WORK TO DO -
Starting at the first line of the entries, extract each line up to and including the one that contains "ms=6, color='black', zorder=4)", but leave out the pictures.

RECORDS SUPPLIED -

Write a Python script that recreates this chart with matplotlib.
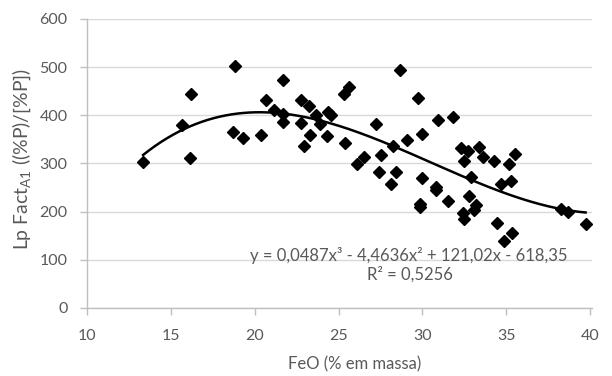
import matplotlib
matplotlib.use("Agg")
import matplotlib.pyplot as plt
import numpy as np

plt.rcParams['font.family'] = ['Lato', 'DejaVu Sans']
plt.rcParams['mathtext.fontset'] = 'custom'
plt.rcParams['mathtext.rm'] = 'Lato'
plt.rcParams['mathtext.it'] = 'Lato'

feo = [13.35, 15.69, 16.22, 16.16, 18.8, 18.73, 19.33, 20.38, 20.7, 21.13,
       21.7, 21.72, 21.67, 22.77, 23.23, 22.75, 23.29, 22.97, 23.65, 23.88,
       24.4, 24.55, 24.34, 25.33, 25.63, 25.37, 26.08, 26.54, 27.21, 27.53,
       27.43, 28.12, 28.4, 28.26, 28.66, 29.11, 29.73, 29.95, 29.99, 29.83,
       29.83, 30.95, 31.85, 30.83, 30.83, 31.52, 32.32, 32.71, 32.5, 33.35,
       33.61, 34.28, 32.8, 32.42, 32.5, 33.19, 33.05, 34.44, 35.17, 32.92,
       34.7, 35.27, 35.37, 34.84, 35.53, 38.27, 38.7, 39.73]
lp = [304, 379, 444, 311, 503, 366, 352, 359, 432, 412,
      473, 403, 387, 432, 419, 384, 359, 337, 401, 382,
      406, 401, 358, 445, 459, 343, 298, 313, 381, 317,
      282, 257, 282, 337, 495, 349, 436, 361, 270, 215,
      210, 391, 397, 252, 244, 222, 332, 325, 306, 334,
      313, 306, 233, 197, 184, 213, 203, 176, 299, 272,
      258, 263, 156, 139, 320, 205, 199, 175]

coef = [0.0487, -4.4636, 121.02, -618.35]
eq_text = "y = 0,0487x³ - 4,4636x² + 121,02x - 618,35"
r2_text = "R² = 0,5256"
x_label = "FeO (% em massa)"
y_label = "Lp Fact$_{\\mathrm{A1}}$ ((%P)/[%P])"

xticks = [10, 15, 20, 25, 30, 35, 40]
yticks = [0, 100, 200, 300, 400, 500, 600]

gray = '#595959'
W, H = 612, 376
fig = plt.figure(figsize=(W / 100, H / 100), dpi=100)
ax = fig.add_axes([0.142, 0.181, 0.825, 0.7685])

xs = np.linspace(min(feo), max(feo), 300)
ax.plot(xs, np.polyval(coef, xs), color='black', lw=1.8, zorder=3)
ax.plot(feo, lp, linestyle='none', marker='D', ms=6, color='black', zorder=4)

ax.set_xlim(10, 40.1)
ax.set_ylim(0, 600)
ax.set_xticks(xticks)
ax.set_yticks(yticks)
ax.grid(axis='y', color='#d9d9d9', lw=1)
ax.set_axisbelow(True)
for s in ['top', 'right']:
    ax.spines[s].set_visible(False)
for s in ['left', 'bottom']:
    ax.spines[s].set_color('#bfbfbf')
    ax.spines[s].set_linewidth(1)
ax.tick_params(axis='both', colors='#bfbfbf', labelcolor=gray, labelsize=11.5, length=5, width=1)
ax.tick_params(axis='x', pad=10)
ax.tick_params(axis='y', pad=9)

fig.text(355 / W, 1 - 364 / H, x_label, ha='center', va='center', color=gray, fontsize=12)
yl = fig.text(22 / W, 1 - 159 / H, y_label, ha='center', va='center', color=gray,
              fontsize=12, rotation=90)
# scale y-label font so its length matches the reference (~182 px)
fig.canvas.draw()
ext = yl.get_window_extent()
yl.set_fontsize(12 * 182 / ext.height)

fig.text(409 / W, 1 - 255 / H, eq_text, ha='center', va='center', color=gray, fontsize=12)
fig.text(410 / W, 1 - 274 / H, r2_text, ha='center', va='center', color=gray, fontsize=12)

fig.savefig("out.png", dpi=100)
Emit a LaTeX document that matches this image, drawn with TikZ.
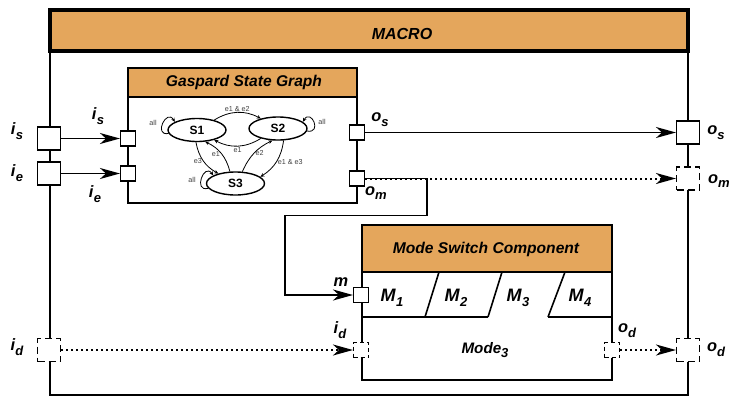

THE RESULT -
Write a Python script that recreates this chart with matplotlib.
import matplotlib
matplotlib.use("Agg")
import matplotlib.pyplot as plt
import numpy as np

plt.rcParams['font.family'] = ['Lato', 'DejaVu Sans']
plt.rcParams['mathtext.fontset'] = 'custom'
plt.rcParams['mathtext.rm'] = 'Lato'
plt.rcParams['mathtext.it'] = 'Lato'

feo = [13.35, 15.69, 16.22, 16.16, 18.8, 18.73, 19.33, 20.38, 20.7, 21.13,
       21.7, 21.72, 21.67, 22.77, 23.23, 22.75, 23.29, 22.97, 23.65, 23.88,
       24.4, 24.55, 24.34, 25.33, 25.63, 25.37, 26.08, 26.54, 27.21, 27.53,
       27.43, 28.12, 28.4, 28.26, 28.66, 29.11, 29.73, 29.95, 29.99, 29.83,
       29.83, 30.95, 31.85, 30.83, 30.83, 31.52, 32.32, 32.71, 32.5, 33.35,
       33.61, 34.28, 32.8, 32.42, 32.5, 33.19, 33.05, 34.44, 35.17, 32.92,
       34.7, 35.27, 35.37, 34.84, 35.53, 38.27, 38.7, 39.73]
lp = [304, 379, 444, 311, 503, 366, 352, 359, 432, 412,
      473, 403, 387, 432, 419, 384, 359, 337, 401, 382,
      406, 401, 358, 445, 459, 343, 298, 313, 381, 317,
      282, 257, 282, 337, 495, 349, 436, 361, 270, 215,
      210, 391, 397, 252, 244, 222, 332, 325, 306, 334,
      313, 306, 233, 197, 184, 213, 203, 176, 299, 272,
      258, 263, 156, 139, 320, 205, 199, 175]

coef = [0.0487, -4.4636, 121.02, -618.35]
eq_text = "y = 0,0487x³ - 4,4636x² + 121,02x - 618,35"
r2_text = "R² = 0,5256"
x_label = "FeO (% em massa)"
y_label = "Lp Fact$_{\\mathrm{A1}}$ ((%P)/[%P])"

xticks = [10, 15, 20, 25, 30, 35, 40]
yticks = [0, 100, 200, 300, 400, 500, 600]

gray = '#595959'
W, H = 612, 376
fig = plt.figure(figsize=(W / 100, H / 100), dpi=100)
ax = fig.add_axes([0.142, 0.181, 0.825, 0.7685])

xs = np.linspace(min(feo), max(feo), 300)
ax.plot(xs, np.polyval(coef, xs), color='black', lw=1.8, zorder=3)
ax.plot(feo, lp, linestyle='none', marker='D', ms=6, color='black', zorder=4)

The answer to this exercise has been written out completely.